Car si des membres du FPÖ ont fait un discours au début, il ne s’agit pas d’un meeting politique. Ne serait-ce que la présence de non-Autrichiens en grand nombre montre bien que le FPÖ n’a pas cherché à transformer ce bal en réunion politique à son compte. Tout au plus peut-on le suspecter d’avoir voulu devenir le parrain d’une tradition en danger, cohérent en cela avec son idéologie patriotique.
Un événement pourtant de facto politisé
Pour autant, l’événement est évidemment politique désormais. En 2011, les critiques devenant de plus en plus fortes, et suite au refus du Hofburg, le palais recevant ces bals, de mettre les lieux à disposition des fraternités, le bal annuel risquait de disparaître.
Le FPÖ, parti national-libéral, dont le candidat Norbert Hofer a récemment perdu de peu l’élection présidentielle autrichienne, a sauvé l’événement en reprenant l’organisation, le Hofburg ne refusant pas les événements de partis politiques présents au parlement.
De nouveaux invités ont alors fait leur apparition, connotant aux yeux des antifas et de la gauche radicale cet événement comme étant une « réunion d’extrême-droite ». Parmi les invités qui sont passés au bal depuis 2012, le penseur russe A. Douguine, le sécessionniste flamand F. Dewinter, mais également Marine Le Pen.
À la tradition du bal s’est donc désormais ajouté la tradition des excès de violence des antifas et autres militants d’extrême-gauche. Jets de pierre sur les taxis, crachats, insultes, menaces, les militants de la tolérance ne renoncent à aucune méthode pour empêcher les gens de vivre une tradition bon enfant dans un endroit privé.
En parallèle, la presse autrichienne mainstream, à la tendance lourdement militante libérale-libertaire, aura également politisé de façon irrégulière la soirée de vendredi. Nul cri de pasdamalgame dans cette affaire : reconnu sur un quai par des antifas, le dirigeant des militants identitaires d’Autriche, Martin Sellner a été agressé par quatre individus cagoulés.

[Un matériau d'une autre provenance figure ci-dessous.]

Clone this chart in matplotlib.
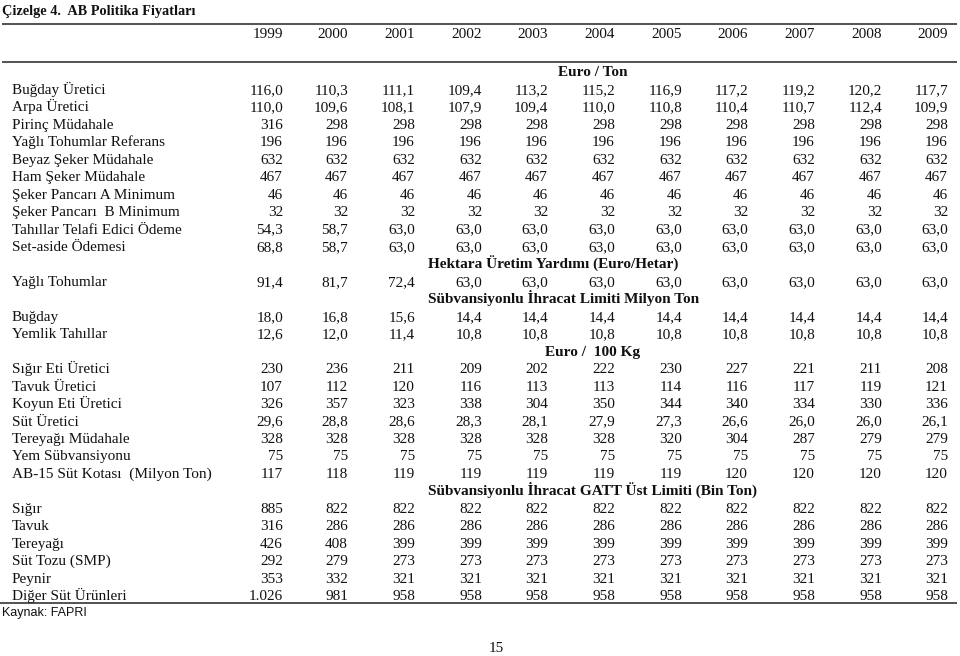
import matplotlib
matplotlib.use("Agg")
import matplotlib.pyplot as plt

years = ["1999", "2000", "2001", "2002", "2003", "2004", "2005", "2006", "2007", "2008", "2009"]

title = "Çizelge 4.  AB Politika Fiyatları"
source = "Kaynak: FAPRI"
page_number = "15"

sec1_header = "Euro / Ton"
bugday_uretici = [116.0, 110.3, 111.1, 109.4, 113.2, 115.2, 116.9, 117.2, 119.2, 120.2, 117.7]
arpa_uretici = [110.0, 109.6, 108.1, 107.9, 109.4, 110.0, 110.8, 110.4, 110.7, 112.4, 109.9]
pirinc = [316, 298, 298, 298, 298, 298, 298, 298, 298, 298, 298]
yagli_ref = [196, 196, 196, 196, 196, 196, 196, 196, 196, 196, 196]
beyaz_seker = [632, 632, 632, 632, 632, 632, 632, 632, 632, 632, 632]
ham_seker = [467, 467, 467, 467, 467, 467, 467, 467, 467, 467, 467]
pancar_a = [46, 46, 46, 46, 46, 46, 46, 46, 46, 46, 46]
pancar_b = [32, 32, 32, 32, 32, 32, 32, 32, 32, 32, 32]
tahil_telafi = [54.3, 58.7, 63.0, 63.0, 63.0, 63.0, 63.0, 63.0, 63.0, 63.0, 63.0]
set_aside = [68.8, 58.7, 63.0, 63.0, 63.0, 63.0, 63.0, 63.0, 63.0, 63.0, 63.0]

sec2_header = "Hektara Üretim Yardımı (Euro/Hetar)"
yagli_tohum = [91.4, 81.7, 72.4, 63.0, 63.0, 63.0, 63.0, 63.0, 63.0, 63.0, 63.0]

sec3_header = "Sübvansiyonlu İhracat Limiti Milyon Ton"
bugday = [18.0, 16.8, 15.6, 14.4, 14.4, 14.4, 14.4, 14.4, 14.4, 14.4, 14.4]
yemlik = [12.6, 12.0, 11.4, 10.8, 10.8, 10.8, 10.8, 10.8, 10.8, 10.8, 10.8]

sec4_header = "Euro /  100 Kg"
sigir_eti = [230, 236, 211, 209, 202, 222, 230, 227, 221, 211, 208]
tavuk_uretici = [107, 112, 120, 116, 113, 113, 114, 116, 117, 119, 121]
koyun_eti = [326, 357, 323, 338, 304, 350, 344, 340, 334, 330, 336]
sut_uretici = [29.6, 28.8, 28.6, 28.3, 28.1, 27.9, 27.3, 26.6, 26.0, 26.0, 26.1]
tereyagi_mud = [328, 328, 328, 328, 328, 328, 320, 304, 287, 279, 279]
yem_sub = [75, 75, 75, 75, 75, 75, 75, 75, 75, 75, 75]
sut_kota = [117, 118, 119, 119, 119, 119, 119, 120, 120, 120, 120]

sec5_header = "Sübvansiyonlu İhracat GATT Üst Limiti (Bin Ton)"
sigir = [885, 822, 822, 822, 822, 822, 822, 822, 822, 822, 822]
tavuk = [316, 286, 286, 286, 286, 286, 286, 286, 286, 286, 286]
tereyagi = [426, 408, 399, 399, 399, 399, 399, 399, 399, 399, 399]
sut_tozu = [292, 279, 273, 273, 273, 273, 273, 273, 273, 273, 273]
peynir = [353, 332, 321, 321, 321, 321, 321, 321, 321, 321, 321]
diger_sut = [1026, 981, 958, 958, 958, 958, 958, 958, 958, 958, 958]

# (kind, label, values, decimals, header x)
rows = [
    ("H", sec1_header, None, 0, 558),
    ("R", "Buğday Üretici", bugday_uretici, 1, None),
    ("R", "Arpa Üretici", arpa_uretici, 1, None),
    ("R", "Pirinç Müdahale", pirinc, 0, None),
    ("R", "Yağlı Tohumlar Referans", yagli_ref, 0, None),
    ("R", "Beyaz Şeker Müdahale", beyaz_seker, 0, None),
    ("R", "Ham Şeker Müdahale", ham_seker, 0, None),
    ("R", "Şeker Pancarı A Minimum", pancar_a, 0, None),
    ("R", "Şeker Pancarı  B Minimum", pancar_b, 0, None),
    ("R", "Tahıllar Telafi Edici Ödeme", tahil_telafi, 1, None),
    ("R", "Set-aside Ödemesi", set_aside, 1, None),
    ("H", sec2_header, None, 0, 428),
    ("R", "Yağlı Tohumlar", yagli_tohum, 1, None),
    ("H", sec3_header, None, 0, 428),
    ("R", "Buğday", bugday, 1, None),
    ("R", "Yemlik Tahıllar", yemlik, 1, None),
    ("H", sec4_header, None, 0, 545),
    ("R", "Sığır Eti Üretici", sigir_eti, 0, None),
    ("R", "Tavuk Üretici", tavuk_uretici, 0, None),
    ("R", "Koyun Eti Üretici", koyun_eti, 0, None),
    ("R", "Süt Üretici", sut_uretici, 1, None),
    ("R", "Tereyağı Müdahale", tereyagi_mud, 0, None),
    ("R", "Yem Sübvansiyonu", yem_sub, 0, None),
    ("R", "AB-15 Süt Kotası  (Milyon Ton)", sut_kota, 0, None),
    ("H", sec5_header, None, 0, 428),
    ("R", "Sığır", sigir, 0, None),
    ("R", "Tavuk", tavuk, 0, None),
    ("R", "Tereyağı", tereyagi, 0, None),
    ("R", "Süt Tozu (SMP)", sut_tozu, 0, None),
    ("R", "Peynir", peynir, 0, None),
    ("R", "Diğer Süt Ürünleri", diger_sut, 0, None),
]


def fmt(v, d):
    s = f"{v:,.{d}f}"
    return s.replace(",", "#").replace(".", ",").replace("#", ".")


W, H = 960, 656
fig = plt.figure(figsize=(W / 100, H / 100), dpi=100)
ax = fig.add_axes([0, 0, 1, 1])
ax.set_xlim(0, W)
ax.set_ylim(H, 0)
ax.axis("off")

serif = "Liberation Serif"
sans = "Liberation Sans"
fs = 11
tc = "#111111"
col_right = [283, 348, 415, 482, 548, 615, 682, 748, 815, 882, 948]

ax.text(2, 14.5, title, fontfamily=serif, fontweight="bold", fontsize=10.3,
        ha="left", va="baseline", color=tc)
ax.plot([2, 957], [23.5, 23.5], color="#444444", lw=1.3, solid_capstyle="butt")
ax.plot([2, 957], [61.5, 61.5], color="#444444", lw=1.3, solid_capstyle="butt")
for yr, xr in zip(years, col_right):
    ax.text(xr, 38, yr, fontfamily=serif, fontsize=fs, ha="right", va="baseline", color=tc)

y0, dy = 76.5, 17.45
for i, (kind, label, vals, d, hx) in enumerate(rows):
    y = y0 + i * dy
    if kind == "H":
        ax.text(hx, y, label, fontfamily=serif, fontweight="bold", fontsize=fs,
                ha="left", va="baseline", color=tc)
    else:
        ax.text(12, y, label, fontfamily=serif, fontsize=fs, ha="left", va="baseline", color=tc)
        for v, xr in zip(vals, col_right):
            ax.text(xr, y, fmt(v, d), fontfamily=serif, fontsize=fs,
                    ha="right", va="baseline", color=tc)

ax.plot([0, 957], [602.5, 602.5], color="#444444", lw=1.3, solid_capstyle="butt")
ax.text(2, 616, source, fontfamily=sans, fontsize=9, ha="left", va="baseline", color=tc)
ax.text(496, 651.5, page_number, fontfamily=serif, fontsize=fs, ha="center", va="baseline", color=tc)

fig.savefig("out.png", dpi=100)
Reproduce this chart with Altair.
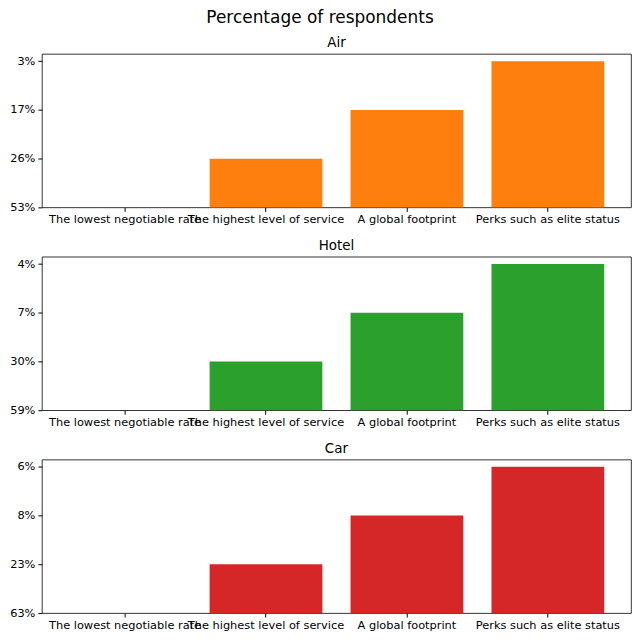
import altair as alt
import pandas as pd

categories = [
    "The lowest negotiable rate",
    "The highest level of service",
    "A global footprint",
    "Perks such as elite status",
]
modes = ["Air", "Hotel", "Car"]
air_pct = ["53%", "26%", "17%", "3%"]
hotel_pct = ["59%", "30%", "7%", "4%"]
car_pct = ["63%", "23%", "8%", "6%"]
colors = ["#ff7f0e", "#2ca02c", "#d62728"]

FONT = "DejaVu Sans"


def panel(mode, pcts, color):
    # matplotlib-style categorical y: each distinct label gets the next integer position
    order = []
    for p in pcts:
        if p not in order:
            order.append(p)
    df = pd.DataFrame({
        "category": categories,
        "pct": pcts,
        "idx": [order.index(p) for p in pcts],
    })
    label_arr = "[" + ",".join("'%s'" % s for s in order) + "]"
    top = (len(order) - 1) * 1.05
    return alt.Chart(df).mark_bar(color=color).encode(
        x=alt.X(
            "category:N",
            sort=categories,
            scale=alt.Scale(paddingInner=0.2, paddingOuter=0.19),
            axis=alt.Axis(
                title=None, labelAngle=0, labelFontSize=11.4, labelFont=FONT,
                labelColor="#000", tickSize=4, tickColor="#000", labelPadding=2,
                domain=False, grid=False, labelOverlap=False, labelLimit=0,
                minExtent=20, maxExtent=20,
            ),
        ),
        y=alt.Y(
            "idx:Q",
            scale=alt.Scale(domain=[0, top], nice=False, zero=True),
            axis=alt.Axis(
                title=None, values=list(range(len(order))),
                labelExpr=label_arr + "[datum.value]",
                labelFontSize=11.4, labelFont=FONT, labelColor="#000",
                tickSize=4, tickColor="#000", labelPadding=3,
                domain=False, grid=False, minExtent=33, maxExtent=33,
            ),
        ),
        y2=alt.datum(0),
        tooltip=["category:N", "pct:N"],
    ).properties(
        width=591, height=154,
        title=alt.TitleParams(mode, fontSize=13.5, font=FONT, fontWeight="normal",
                              color="#000", offset=4),
    )


charts = [panel(m, p, c) for m, p, c in zip(modes, [air_pct, hotel_pct, car_pct], colors)]

chart = alt.vconcat(*charts, spacing=10.5).properties(
    title=alt.TitleParams("Percentage of respondents", fontSize=17, font=FONT,
                          fontWeight="normal", color="#000", anchor="middle",
                          offset=7, dy=-2),
    padding=0,
).configure_view(
    stroke="#000", strokeWidth=0.8,
)

chart.save("out.html", embed_options={"renderer": "svg", "actions": False})
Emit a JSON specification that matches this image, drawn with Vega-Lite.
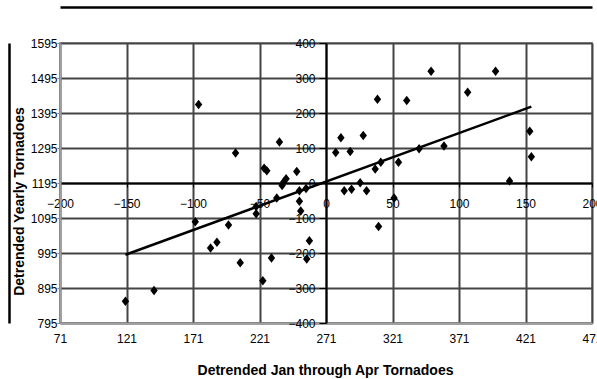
{
  "$schema": "https://vega.github.io/schema/vega-lite/v6.json",
  "width": 532,
  "height": 280,
  "autosize": {"type": "none"},
  "padding": {"left": 60, "top": 43, "right": 5, "bottom": 56},
  "background": "white",
  "config": {
    "view": {"stroke": "#a0a0a0", "strokeWidth": 2},
    "font": "Liberation Sans",
    "axis": {
      "labelFont": "Liberation Sans",
      "labelFontSize": 12,
      "labelColor": "#000",
      "titleFont": "Liberation Sans",
      "titleFontSize": 14,
      "titleFontWeight": "bold",
      "titleColor": "#000",
      "labelOverlap": false,
      "labelFlush": false
    }
  },
  "datasets": {
    "pts": [
      {"x": 79, "y": 319}, {"x": 127.5, "y": 319}, {"x": 106.5, "y": 259}, {"x": 38.7, "y": 239},
      {"x": 60.7, "y": 236}, {"x": 153.2, "y": 148}, {"x": 154.4, "y": 75}, {"x": 138, "y": 6},
      {"x": 88.7, "y": 106}, {"x": 70, "y": 98}, {"x": 54.5, "y": 59}, {"x": 41.2, "y": 59},
      {"x": 37, "y": 40}, {"x": 28, "y": 136}, {"x": 11.2, "y": 129}, {"x": 18.2, "y": 90},
      {"x": 7.3, "y": 87}, {"x": 13.7, "y": -22}, {"x": 19.2, "y": -18}, {"x": 25.7, "y": 1},
      {"x": 30.5, "y": -22}, {"x": 51.2, "y": -43}, {"x": 39.5, "y": -124}, {"x": -22, "y": 33},
      {"x": -35, "y": 117}, {"x": -68, "y": 86}, {"x": -46.5, "y": 42}, {"x": -44.5, "y": 35},
      {"x": -95.8, "y": 224}, {"x": -30, "y": 12}, {"x": -31.8, "y": 3}, {"x": -33, "y": -7},
      {"x": -20, "y": -22}, {"x": -15, "y": -16}, {"x": -37, "y": -43}, {"x": -20, "y": -52},
      {"x": -19, "y": -80}, {"x": -52.5, "y": -67}, {"x": -52.5, "y": -88}, {"x": -73.3, "y": -120},
      {"x": -12.5, "y": -165}, {"x": -41, "y": -214}, {"x": -14.5, "y": -217}, {"x": -98.3, "y": -111},
      {"x": -86.8, "y": -186}, {"x": -82, "y": -169}, {"x": -64.5, "y": -228}, {"x": -47.5, "y": -279},
      {"x": -129.3, "y": -307}, {"x": -150.8, "y": -338}
    ],
    "trend": [
      {"x": -150.8, "y": -205},
      {"x": 154.4, "y": 218}
    ]
  },
  "layer": [
    {
      "data": {"name": "trend"},
      "mark": {"type": "line", "opacity": 0},
      "encoding": {
        "x": {
          "field": "x", "type": "quantitative",
          "scale": {"domain": [-200, 200], "nice": false, "zero": false},
          "axis": {"orient": "top", "offset": 36, "domain": true, "domainColor": "#000", "domainWidth": 2.5, "labels": false, "ticks": false, "grid": false, "title": null}
        },
        "y": {
          "field": "y", "type": "quantitative",
          "scale": {"domain": [-400, 400], "nice": false, "zero": false},
          "axis": {"orient": "left", "offset": 51, "domain": true, "domainColor": "#000", "domainWidth": 2.5, "labels": false, "ticks": false, "grid": false, "title": null}
        }
      }
    },
    {
      "data": {"name": "pts"},
      "mark": {"type": "point", "shape": "M0,-1L0.78,0L0,1L-0.78,0Z", "filled": true, "color": "#000", "size": 90, "opacity": 1},
      "encoding": {
        "x": {
          "field": "x", "type": "quantitative",
          "axis": {
            "orient": "bottom",
            "values": [-200, -150, -100, -50, 0, 50, 100, 150, 200],
            "labelExpr": "datum.value + 271",
            "domain": true, "domainColor": "#a0a0a0", "domainWidth": 2,
            "ticks": false, "tickSize": 0,
            "labelPadding": 10,
            "grid": false,
            "title": "Detrended Jan through Apr Tornadoes",
            "titleX": 265,
            "titleY": 47,
            "titleBaseline": "middle"
          }
        },
        "y": {
          "field": "y", "type": "quantitative",
          "axis": {
            "orient": "left",
            "values": [-400, -300, -200, -100, 0, 100, 200, 300, 400],
            "labelExpr": "datum.value + 1195",
            "domain": true, "domainColor": "#a0a0a0", "domainWidth": 2,
            "ticks": true, "tickSize": 3, "tickColor": "#808080",
            "labelPadding": 0,
            "grid": false,
            "title": "Detrended Yearly Tornadoes",
            "titleX": -41,
            "titleY": 158,
            "titleAngle": 270,
            "titleBaseline": "middle"
          }
        }
      }
    },
    {
      "data": {"name": "trend"},
      "mark": {"type": "line", "color": "#000", "strokeWidth": 2.5},
      "encoding": {
        "x": {
          "field": "x", "type": "quantitative",
          "axis": {
            "orient": "bottom",
            "offset": -140,
            "values": [-200, -150, -100, -50, 0, 50, 100, 150, 200],
            "domain": true, "domainColor": "#000", "domainWidth": 2,
            "ticks": true, "tickSize": 4, "tickColor": "#000", "tickWidth": 1,
            "labelPadding": 11,
            "grid": true, "gridColor": "#444", "gridWidth": 2,
            "title": null
          }
        },
        "y": {
          "field": "y", "type": "quantitative",
          "axis": {
            "orient": "left",
            "offset": -266,
            "values": [-400, -300, -200, -100, 0, 100, 200, 300, 400],
            "domain": true, "domainColor": "#000", "domainWidth": 2,
            "ticks": true, "tickSize": 7, "tickColor": "#000", "tickWidth": 1,
            "labelPadding": 4,
            "grid": true, "gridColor": "#444", "gridWidth": 2,
            "title": null
          }
        }
      }
    }
  ],
  "resolve": {"axis": {"x": "independent", "y": "independent"}}
}
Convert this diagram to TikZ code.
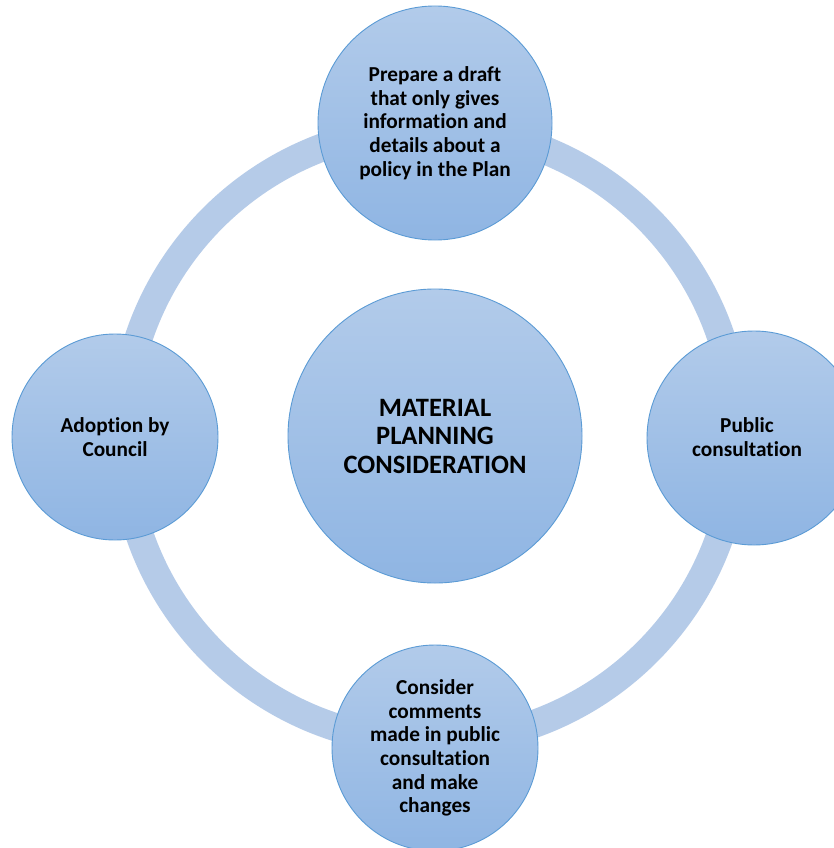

Usant d’un spray au poivre en forme d’arme de poing pour éviter le conflit, il s’est ensuite fait attaquer de nouveau par quatre autres individus qui ont cherché à le jeter dans les escaliers de la station. Il n’avait pourtant rien à voir avec le bal. Ça n’aura pas empêché la presse de titrer « qu’après le bal, un identitaire a tiré autour de lui ».
Un événement métapolitique ?
Pour la très grande majorité des participants, ce bal est toujours fidèle à la tradition des fraternités et n’est pas un événement politique. Mais le FPÖ et les activistes d’extrême-gauche utilisent pourtant tous deux ce bal pas comme les autres.
Il faut dire que le principe même d’événement traditionnel est devenu, dans un monde occidental en proie à la globalisation forcenée, un acte subversif, et en cela, indirectement politisé.
Les amoureux de la tradition du bal des fraternités devront donc garder à l’esprit qu’ils auront beau s’en défendre, ils sont également des acteurs politisés, et ils doivent en tirer les conséquences.
Nul ne parle ici de politique de partis, mais plutôt d’un combat métapolitique qui déterminera le monde dans lequel vivront nos descendants. Et des amateurs de valses aux sabreurs estudiantins, tous devront se souvenir que vénérer la tradition, c’est transmettre la flamme, et non vénérer des cendres.